Brooke’s story written by her Mom.
My husband and I have been married for 8 years and had been trying for a child for almost three years. Through out those three years we became more and more discouraged that we would never get pregnant despite following all the advice from doctors, friends, family, books, blogs, etc. Marc and I sat down a few times and discussed maybe going to see an infertility clinic to see if they had any insight on why we could not get pregnant.
We had a lot of reservations about seeing an infertility specialist but we were at a loss at this point. We decided to take the first step and sat down with an infertility doctor to get some advise. After several tests it was found that my husband had a very low count and it was suggested that we try IVF. We went home… talked and prayed about this for several weeks. I was not sure if I was mentally or even physically ready to take on this challenge let alone the cost of IVF.

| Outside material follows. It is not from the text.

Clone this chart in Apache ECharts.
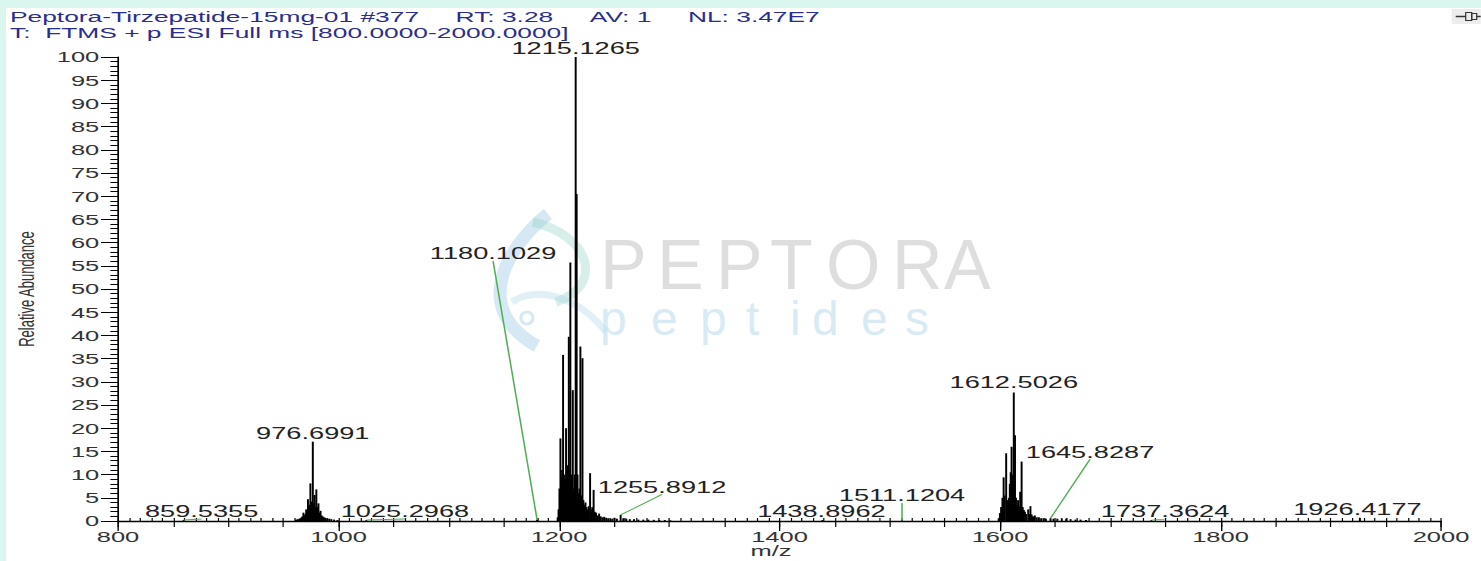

In January of 2019 we discussed to take the jump of faith and move forward with the IVF process. Everything seemed to be going as planned…
On the day of our egg retrieval we were both feeling very hopeful, they told us that 12 eggs were taken and we would know in about four days how many eggs were viable after being fertilized.
We got the long awaited call informing us that only 1 of the eggs matured to the next stage and we would only have one shot at our bundle of joy.
Moving forward a few days I had my post transfer blood work and it showed we were indeed finally pregnant… We were both so excited and felt so blessed that our one shot turned out to be our miracle bundle of joy, so we thought…
As the weeks went on things seems to going well other then me having horrible morning sickness but everyone kept telling me that was a sign of a healthy pregnancy…
In August of 2019 I went for my routine 15 week OB check up and heard our little girls heart beat and she sounded so healthy. We had planned a family trip to Vegas that year. I got the all clear to travel, enjoy the vacation and to check back at 18 weeks. Vacation was going well we were having fun but one day I suddenly had a sense of worry came over me. I could not pin point what it was but I just felt scared and worried.
When we returned home I saw my OB for my next check up and it turned out to be the worse day of our lives. My doctor searched for some time for a heartbeat and there was nothing but deafening silence. My doctor proceeded to do an ultrasound, there was my baby girl but there was nothing but silence and then came the worst words “I am sorry but there is no heartbeat”… We had to go to the hospital to have a different ultrasound to confirm our worse nightmare.
That day our world was turned upside down and forever changed. I miss my little Brooke so much every day. Wish I was able to see her pretty face, hold her close and tell her how much I love her.